Vikings to deal WR Williamson to Jags for draft pick

Minnesota Vikings' last link to the Randy Moss trade reportedly will be jettisoned from their roster later this week.

Though nothing may be officially announced until Friday at midnight ET when the NFL's new league year starts, the Jaguars have all but agreed on a trade with the Vikings for wide receiver Troy Williamson.

Williamson was given permission last week by coach Brad Childress to find a new home via a trade. The Vikings are expected to receive a sixth-round pick for Williamson.

The Jaguars were looking to add speed at receiver, and Williamson is one of the fastest in the league at the position.

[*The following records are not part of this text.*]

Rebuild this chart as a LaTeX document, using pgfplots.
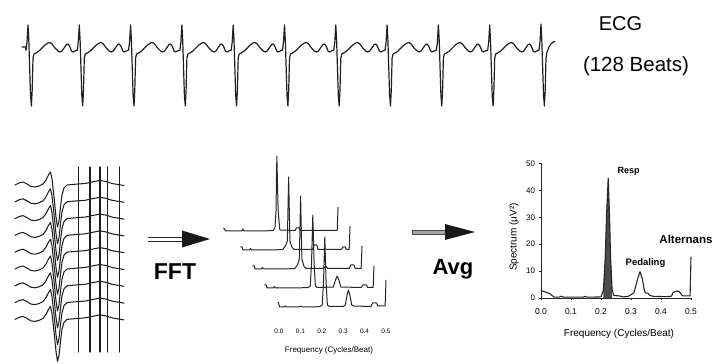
\documentclass[border=0pt]{standalone}
\usepackage{pgfplots}
\pgfplotsset{compat=1.18}
\usepackage{pgfplotstable}
\usepackage{fontspec}
\setmainfont{Liberation Sans}

% one ECG beat, R peak at t=0 (pixel-time units), amplitude above baseline
\pgfplotstableread{
t v
-2.0 0
-1.0 8
0 25
0.8 10
2.5 -45
3.4 -56
4.2 -40
5.0 -8
6.0 -4
8.0 -3
11 -1
14 2
17 5
20 7
22 7.5
24 6
27 2
30 -1
32 -2
34 -1
36 2
38.5 5.5
40 6
41.5 4
43.5 -1
45 -2
47 -1
49.3 0
}\beat
\pgfplotstableread{
t v
-2.0 0
-1.0 8
0 26
0.8 10
2.5 -45
3.4 -56
4.2 -40
5.0 -8
6 -2
8 3
10 6
12 8
14 8.5
}\lastbeat
% averaged-beat trace (stacked beats)
\pgfplotstableread{
t v
15 0
19 2
23 3
27 1
31 -1.5
35 -2
39 -1
43 1
46 5
48.5 10
50.5 13
52 6
54 -12
56 -32
57.5 -42
59 -36
60.5 -22
62 -10
64 -3
67 0
72 0.5
78 1
85 1.5
92 3
100 4.5
106 3.5
112 1.5
118 0.5
124 -0.5
}\stack
% waterfall spectra (front = S0)
\pgfplotstableread{
f a
-0.006 5
-0.002 4
0.003 0
0.025 0
0.03 1
0.035 0
0.09 0
0.1 0.8
0.11 0
0.19 0.3
0.202 2
0.208 25
0.214 70
0.22 25
0.226 2
0.235 0.5
0.3 0.5
0.31 2
0.318 12
0.324 17
0.331 12
0.34 2
0.35 1
0.43 0.5
0.437 4
0.456 4
0.462 1
0.496 1
0.5 27
}\specA
\pgfplotstableread{
f a
-0.012 3
-0.004 3
0.0 0
0.03 0
0.035 1.5
0.04 0
0.19 0.3
0.202 2
0.208 25
0.214 73
0.22 25
0.226 2
0.235 0.5
0.31 1
0.32 8
0.328 12
0.336 8
0.345 1
0.44 0.5
0.448 3
0.465 3
0.47 0.5
0.496 0.5
0.5 22
}\specB
\pgfplotstableread{
f a
-0.012 3
-0.004 3
0.0 0
0.03 0
0.035 1.5
0.04 0
0.185 0.3
0.198 4
0.207 10
0.213 73
0.219 10
0.228 3
0.238 0.5
0.32 0.5
0.33 3
0.34 0.5
0.44 0.5
0.447 4
0.462 4
0.468 0.5
0.496 0.5
0.5 23
}\specC
\pgfplotstableread{
f a
-0.012 3
-0.004 3
0.0 0
0.03 0
0.035 1.5
0.04 0
0.185 0.3
0.198 4
0.207 9
0.213 73
0.219 9
0.228 3
0.238 0.5
0.325 0.5
0.332 5
0.345 5
0.35 0.5
0.46 0.5
0.467 3
0.478 3
0.482 0.5
0.496 0.5
0.5 24
}\specD
\pgfplotstableread{
f a
-0.035 3
-0.025 0
0.0 0
0.05 0
0.055 2
0.06 0
0.195 0.3
0.205 3
0.21 20
0.214 75
0.22 20
0.228 1
0.3 0.5
0.305 3
0.318 3
0.325 0.5
0.496 0.5
0.5 24
}\specE
% averaged spectrum
\pgfplotstableread{
f a
0 2.8
0.01 2.4
0.02 2.0
0.03 1.6
0.038 0.8
0.045 0.3
0.06 0.3
0.068 0.7
0.075 0.3
0.14 0.3
0.148 0.6
0.155 0.3
0.2 0.4
0.208 3
0.214 15
0.219 32
0.224 44.5
0.228 32
0.232 15
0.237 3
0.243 0.9
0.26 0.8
0.275 0.4
0.29 0.6
0.3 1.2
0.31 2
0.322 7
0.33 9.8
0.338 7
0.345 2.5
0.35 1.8
0.356 1.8
0.362 1
0.375 0.6
0.42 0.5
0.435 0.7
0.44 2
0.45 2.5
0.46 2.5
0.466 1.6
0.472 0.8
0.497 0.8
0.5 15.3
}\avgspec

\begin{document}
\begin{tikzpicture}[
  ecg/.style={black!88, line width=1.2pt, line join=round, line cap=round},
  trace/.style={black!88, line width=1.05pt, line join=round, line cap=round},
  spec/.style={black!85, line width=1.0pt, line join=round},
]
\useasboundingbox (0,0) rectangle (715pt,364pt);

% ---------------- ECG strip ----------------
\begin{axis}[at={(20pt,254pt)}, anchor=south west, scale only axis,
  width=540pt, height=92pt, xmin=20, xmax=560, ymin=-60, ymax=32,
  hide axis, clip=false]
\addplot[ecg] coordinates {(22,3)(25.5,3)(26,0)};
\pgfplotsinvokeforeach{0,...,9}{
  \addplot[ecg] table[x expr=\thisrow{t}+28+51.3*#1, y=v]{\beat};
}
\addplot[ecg] table[x expr=\thisrow{t}+541, y=v]{\lastbeat};
\end{axis}

% ---------------- stacked beats ----------------
\begin{axis}[at={(10pt,0pt)}, anchor=south west, scale only axis,
  width=120pt, height=204pt, xmin=10, xmax=130, ymin=0, ymax=204,
  hide axis, clip=false]
\addplot[trace] coordinates {(78.3,12)(78.3,197)};
\addplot[trace] coordinates {(90,12)(90,197)};
\addplot[trace] coordinates {(100,12)(100,197)};
\addplot[trace] coordinates {(107.3,12)(107.3,197)};
\addplot[trace] coordinates {(119.3,12)(119.3,197)};
\pgfplotsinvokeforeach{179,162.2,145.4,128.6,111.8,95,78.2,61.4,44.6}{
  \addplot[trace] table[x=t, y expr=\thisrow{v}+#1]{\stack};
}
\end{axis}

% ---------------- waterfall of spectra ----------------
\begin{axis}[at={(214.8pt,37pt)}, anchor=south west, scale only axis,
  width=181.9pt, height=180pt, xmin=-0.3, xmax=0.55, ymin=-20, ymax=160,
  hide y axis, axis x line*=bottom, x axis line style={draw=none},
  tick style={draw=none},
  xtick={0,0.1,0.2,0.3,0.4,0.5},
  xticklabels={0.0,0.1,0.2,0.3,0.4,0.5},
  xticklabel style={font=\fontsize{6.5}{7}\selectfont, inner sep=1pt, yshift=-1pt},
  clip=false]
\addplot[spec] table[x expr=\thisrow{f}-0.224, y expr=\thisrow{a}+76]{\specE};
\addplot[spec] table[x expr=\thisrow{f}-0.168, y expr=\thisrow{a}+57]{\specD};
\addplot[spec] table[x expr=\thisrow{f}-0.112, y expr=\thisrow{a}+38]{\specC};
\addplot[spec] table[x expr=\thisrow{f}-0.056, y expr=\thisrow{a}+19]{\specB};
\addplot[spec] table[x=f, y=a]{\specA};
\end{axis}

% ---------------- averaged spectrum ----------------
\begin{axis}[at={(541pt,66pt)}, anchor=south west, scale only axis,
  width=150pt, height=134.5pt, xmin=0, xmax=0.5, ymin=0, ymax=50,
  axis lines=left, axis line style={-, line width=0.8pt, black!85},
  xtick={0,0.1,0.2,0.3,0.4,0.5},
  xticklabels={0.0,0.1,0.2,0.3,0.4,0.5},
  ytick={0,10,20,30,40,50},
  tick align=outside, major tick length=2.5pt,
  tick style={line width=0.6pt, black!85},
  xticklabel style={font=\fontsize{8.5}{9}\selectfont, yshift=-5pt},
  yticklabel style={font=\fontsize{8}{9}\selectfont},
  /pgf/number format/assume math mode=true,
  clip=false]
\addplot[fill=black!70, draw=none] coordinates {(0.208,0)(0.208,3)(0.214,15)(0.219,32)(0.224,44.5)(0.228,32)(0.232,15)(0.237,3)(0.237,0)} -- cycle;
\addplot[spec, line width=1.1pt] table[x=f, y=a]{\avgspec};
\end{axis}

% ---------------- texts and arrows ----------------
\node[anchor=base, font=\fontsize{20}{24}\selectfont] at (620.5pt,333.3pt) {ECG};
\node[anchor=base, font=\fontsize{20.5}{24}\selectfont] at (636pt,292.3pt) {(128 Beats)};

% FFT arrow (double shaft)
\draw[black!85, line width=0.8pt] (148pt,127pt) -- (183pt,127pt);
\draw[black!85, line width=0.8pt] (148pt,123pt) -- (183pt,123pt);
\fill[black!90] (182pt,133.5pt) -- (210pt,125pt) -- (182pt,116.5pt) -- cycle;
\node[anchor=base, font=\fontsize{23}{27}\selectfont\bfseries] at (175pt,84pt) {FFT};

% Avg arrow (grey shaft)
\filldraw[fill=black!35, draw=black!70, line width=0.6pt] (412pt,130pt) rectangle (447pt,134pt);
\fill[black!90] (445pt,140pt) -- (475pt,132pt) -- (445pt,124pt) -- cycle;
\node[anchor=base, font=\fontsize{22}{26}\selectfont\bfseries] at (453pt,89pt) {Avg};

% waterfall label
\node[font=\fontsize{8}{9}\selectfont] at (329pt,14pt) {Frequency (Cycles/Beat)};

% averaged spectrum labels
\node[rotate=90, font=\fontsize{10}{12}\selectfont] at (514pt,127pt) {Spectrum (μV²)};
\node[font=\fontsize{10}{12}\selectfont] at (619pt,30pt) {Frequency (Cycles/Beat)};
\node[anchor=base, font=\fontsize{9}{11}\selectfont\bfseries] at (628.5pt,190pt) {Resp};
\node[anchor=base, font=\fontsize{9.5}{11}\selectfont\bfseries] at (645.5pt,98pt) {Pedaling};
\node[anchor=base, font=\fontsize{11.5}{13}\selectfont\bfseries] at (686pt,120pt) {Alternans};
\end{tikzpicture}
\end{document}
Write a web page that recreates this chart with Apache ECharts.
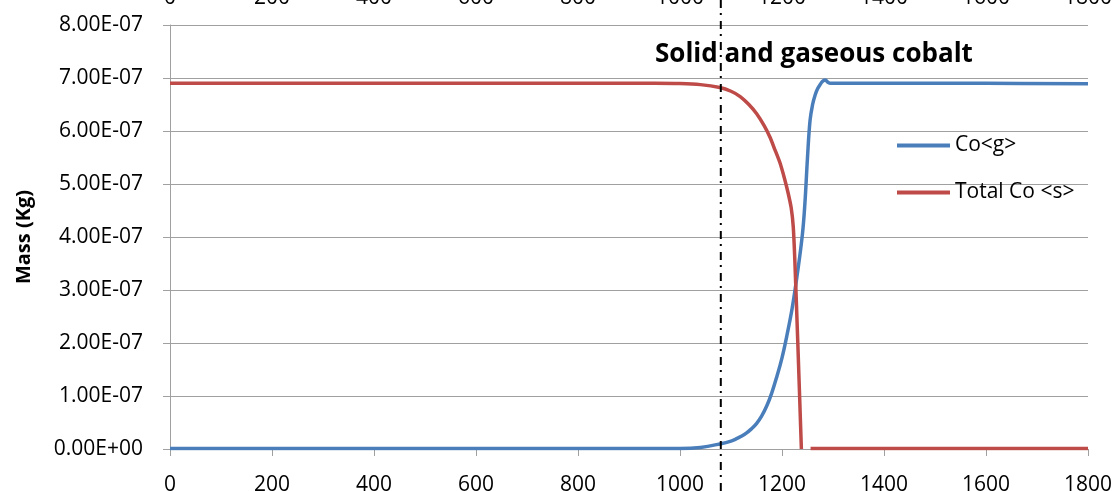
<!DOCTYPE html>
<html>
<head>
<meta charset="utf-8">
<script src="https://cdn.jsdelivr.net/npm/echarts@6/dist/echarts.min.js"></script>
<style>html,body{margin:0;padding:0;background:#fff;}#c{width:1114px;height:491px;}</style>
</head>
<body>
<div id="c"></div>
<script>
// ---- data ----
const xMin = 0, xMax = 1800, xStep = 200;
const yMin = 0, yMax = 8e-7, yStep = 1e-7;
const markerTemp = 1080;
const titleText = 'Solid and gaseous cobalt';
const seriesNames = ['Co<g>', 'Total Co <s>'];

const gasX = [0,200,400,600,800,1000,1040,1080,1100,1110,1120,1130,1140,1150,1160,1170,1180,1190,1200,1210,1220,1230,1240,1245,1250,1255,1260,1265,1270,1275,1280,1285,1290,1295,1400,1600,1800];
const gasY = [0.01e-7,0.01e-7,0.01e-7,0.01e-7,0.01e-7,0.01e-7,0.03e-7,0.1e-7,0.15e-7,0.19e-7,0.24e-7,0.30e-7,0.38e-7,0.48e-7,0.62e-7,0.81e-7,1.06e-7,1.37e-7,1.72e-7,2.16e-7,2.66e-7,3.3e-7,4.05e-7,4.65e-7,5.5e-7,6.2e-7,6.5e-7,6.68e-7,6.8e-7,6.88e-7,6.94e-7,6.96e-7,6.92e-7,6.9e-7,6.9e-7,6.9e-7,6.89e-7];

const solidX = [0,200,400,600,800,950,1000,1040,1078,1100,1118,1135,1150,1165,1176,1186,1196,1205,1212,1218,1222,1225,1231,1238,1248,1256,1400,1600,1800];
const solidY = [6.9e-7,6.9e-7,6.9e-7,6.9e-7,6.9e-7,6.9e-7,6.895e-7,6.875e-7,6.82e-7,6.75e-7,6.65e-7,6.5e-7,6.33e-7,6.1e-7,5.89e-7,5.65e-7,5.40e-7,5.1e-7,4.83e-7,4.55e-7,4.2e-7,3.6e-7,2.0e-7,0,null,0.01e-7,0.01e-7,0.01e-7,0.01e-7];

// ---- chart ----
function sci(v){
  if (Math.abs(v) < 1e-20) return '0.00E+00';
  let e = Math.floor(Math.log10(Math.abs(v)) + 1e-9);
  let m = v / Math.pow(10, e);
  if (Math.abs(m) >= 9.995) { e += 1; m = v / Math.pow(10, e); }
  return m.toFixed(2) + 'E' + (e < 0 ? '-' : '+') + String(Math.abs(e)).padStart(2, '0');
}
const plain = v => String(Math.round(v));
const pair = (xs, ys) => xs.map((x, i) => [x, ys[i]]);
const FONT = 'Open Sans';
const chart = echarts.init(document.getElementById('c'), null, {renderer: 'canvas'});
chart.setOption({
  animation: false,
  backgroundColor: '#fff',
  textStyle: {fontFamily: FONT},
  grid: {left: 170, right: 26, top: 25, bottom: 42, containLabel: false, outerBoundsMode: 'none'},
  title: {
    text: titleText, left: 650, top: 37,
    textStyle: {fontFamily: FONT, fontSize: 26, fontWeight: 'bold', color: '#000'}
  },
  legend: {
    orient: 'vertical', left: 892, top: 130, itemGap: 26,
    itemWidth: 53, itemHeight: 4, icon: 'rect',
    textStyle: {fontFamily: FONT, fontSize: 21, color: '#000'},
    data: seriesNames
  },
  xAxis: [{
    type: 'value', position: 'bottom', min: xMin, max: xMax, interval: xStep,
    axisLine: {show: true, onZero: false, lineStyle: {color: '#A0A0A0', width: 1}},
    axisTick: {show: true, length: 7, lineStyle: {color: '#A0A0A0'}},
    axisLabel: {margin: 26, fontSize: 21, color: '#000', fontFamily: FONT, formatter: plain},
    splitLine: {show: false}
  }, {
    type: 'value', position: 'top', min: xMin, max: xMax, interval: xStep,
    axisLine: {show: false}, axisTick: {show: false},
    axisLabel: {margin: 16, fontSize: 21, color: '#000', fontFamily: FONT, formatter: plain},
    splitLine: {show: false}
  }],
  yAxis: {
    type: 'value', min: yMin, max: yMax, interval: yStep,
    name: 'Mass (Kg)', nameLocation: 'middle', nameGap: 136, nameRotate: 90,
    nameTextStyle: {fontFamily: FONT, fontSize: 20, fontWeight: 'bold', color: '#000'},
    axisLine: {show: true, lineStyle: {color: '#A0A0A0', width: 1}},
    axisTick: {show: true, length: 7, lineStyle: {color: '#A0A0A0'}},
    axisLabel: {margin: 27, fontSize: 21, color: '#000', fontFamily: FONT, formatter: sci},
    splitLine: {show: true, lineStyle: {color: '#A0A0A0', width: 1}}
  },
  series: [{
    name: seriesNames[0], type: 'line', xAxisIndex: 0, data: pair(gasX, gasY),
    symbol: 'none', smooth: 0.4, smoothConstraint: false,
    lineStyle: {color: '#4A7EBB', width: 3.5}, itemStyle: {color: '#4A7EBB'}
  }, {
    name: seriesNames[1], type: 'line', xAxisIndex: 0, data: pair(solidX, solidY),
    symbol: 'none', smooth: 0.25,
    lineStyle: {color: '#BE4B48', width: 3.5}, itemStyle: {color: '#BE4B48'}
  }]
});
const px = chart.convertToPixel({xAxisIndex: 0}, markerTemp);
chart.setOption({
  graphic: [{
    type: 'line', z: 100,
    shape: {x1: px, y1: 0, x2: px, y2: chart.getHeight()},
    style: {stroke: '#000', lineWidth: 2, lineDash: [8, 5, 2, 6]}
  }]
});
</script>
</body>
</html>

Going to the Jaguars will allow him to reunite with Mike Tice, the Jaguars assistant who was the head coach in Minnesota when Williamson was drafted.

Williamson was drafted in 2005 with the seventh overall pick, which the Vikings acquired from the Raiders for Moss. Other players which Minnesota acquired for Moss -- linebacker Napoleon Harris and cornerback Adrian Ward (picked in the seventh round via a Raiders selection) -- are no longer with the franchise.

Last season, Williamson was fined a game check -- a decision later reversed by the team -- for leaving the team to be with his family in
South Carolina after the death of his grandmother, Celestine, to
whom he was very close.

Williamson chose to stay at
home the entire week and not return for the Vikings' game against the Chargers.

The Vikings wanted him back sooner, though, and
docked him one paycheck for his absence, which amounted to more
than $25,000 of his $435,000 base salary.

But after veteran players voiced support of Williamson's decision, the team opted to change course.

In 2007, Williamson caught 18 passes for 240 yards and one touchdown. In three NFL seasons, he has caught 79 passes for 1,067 yards and three touchdowns.

Williamson has two years remaining on his contract. He's scheduled to make $910,000 in 2008 and $1.435 million in 2009.

Information from ESPN.com's John Clayton and The Associated Press was used in this report.